Prime Minister Tammam Salam and the Lebanese delegation
attended the Arab League summit in the Mauritanian capital on Monday but
were not expected to spend the night there, the Associated Press
reported on Monday, shortly after Health Minister Wael Abu Faour
questioned the impoverished African nation’s ability to host top
delegations.

The comments by Abu Faour on a local TV show triggered a
spat between Lebanon and Mauritania, where Lebanese officials were
attacked by journalists and on social media.
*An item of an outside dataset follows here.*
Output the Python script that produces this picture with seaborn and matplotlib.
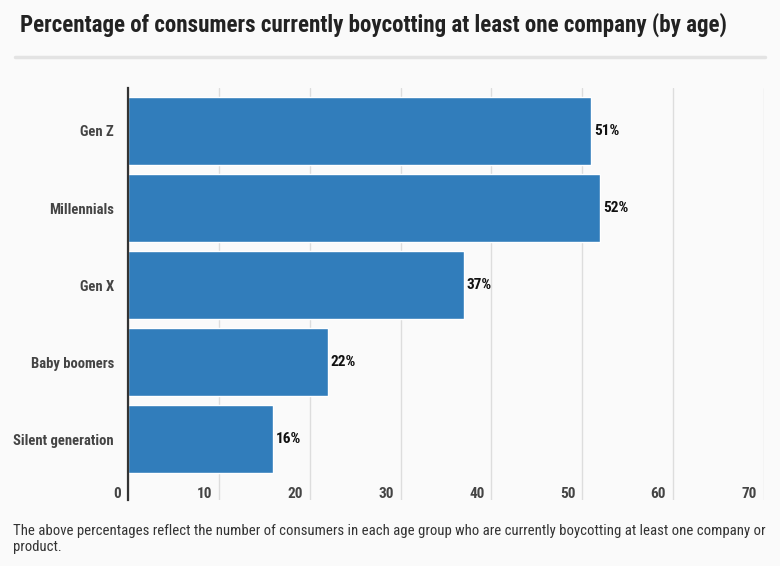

“They don’t have the infrastructure and it’s miserable,”
said Abu Faour. “The summit will be held inside a tent,” he added,
apparently comparing it to previous summits that were held in five-star
hotels or luxury conference centers.

The minister later clarified on TV that his statements
were not meant against the people of Mauritania and said he got his
information from a Lebanese delegation that went to inspect where the
summit will be held and where the official delegations will be staying.

He told al-Jadeed TV that the Lebanese delegation will
fly to Morocco and spend the night there, then fly to attend the summit,
leaving the same day without sleeping in Nouakchott.

The Arab League Summit chaired by Mauritanian President
Mohamed Ould Abdel Aziz opened inside a large tent in Nouakchott on
Monday.

But Abu Faour’s statements angered Lebanese living in
Mauritania who poked fun at their government and politicians, citing a
months-long trash crisis that hit Lebanon over that past year and led to
piles of uncollected trash building up in Beirut and its suburbs.

Prominent Palestinian journalist Abdul-Bari Atwan
criticized Lebanese politicians in a column he wrote in his online Rai
al-Youm newspaper.

“We don’t understand the arrogance by leaders who claim
they are Arabs, toward a country like Mauritania whose only guilt is
that it is a poor country that does not have oil or gold,” Atwan wrote.

Mauritanian journalist Naji Mohammed al-Imam wrote in
the daily al-Wahdawi that Abu Faour “lives amid mountains of trash” and
described Salam as a prime minister “by coincidence.”